Learning From the Great Resignation

The level at which people are quitting jobs is returning to pre-pandemic levels, suggesting that the labor market turns back in favor of employers.

Key Details

  • During and after the pandemic, a record number of workers started job-hopping, a phenomenon known as the Great Resignation. 
  • Workers were quitting their jobs, often moving to higher-paying opportunities, but that trend is starting to die down, Axios reports.
  • As the labor market begins to regulate, employees find it harder to quickly move from one job to another. 

Why it’s news

The Great Resignation was one of the symptoms of a hot labor market. Demand for labor was high, and many employees had several opportunities to choose from. However, the job market is beginning to slow, and quitting rates resemble pre-pandemic numbers more closely. 

In April, quitting rates fell around 2.4%—just a little higher than in February 2020, right before the pandemic began.
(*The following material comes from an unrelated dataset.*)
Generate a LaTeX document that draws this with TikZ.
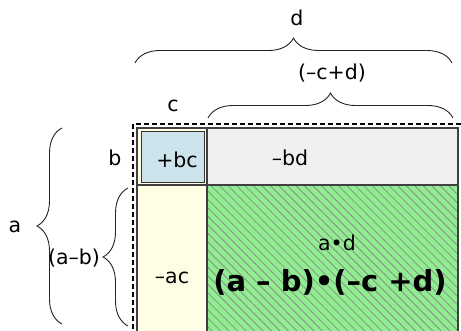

April numbers are generally in line with quitting rates from 2019. 

Since the pandemic, leisure and hospitality workers have had especially high turnover rates, but these jobs are starting to see lower quitting rates. Last summer, these industries peaked with a 5.8% quitting rate. In April, that number was at 4.6%, just a little higher than January 2020’s rate of 4.4%, Axios reports. 

While employees may have fewer opportunities when looking for a change, experts say that the shift in labor demand is not necessarily a bad thing.

“We are pretty much back to a strong, robust labor market, but one that is no longer overheating,” ZipRecruiter economist Julia Pollak says. “One that isn’t plagued by widespread labor shortages that are wreaking havoc across the economy, and causing firms to offer off-cycle wage increases and dispense of all hiring requirements. The deck isn’t totally stacked in jobseekers’ favor anymore.”
During the Great Resignation, job quits reached a high in April 2022, with around 4.5 million quits that month. Since the Labor Department began collecting data in 2000, the U.S. had not seen that level of resignations, Axios reports.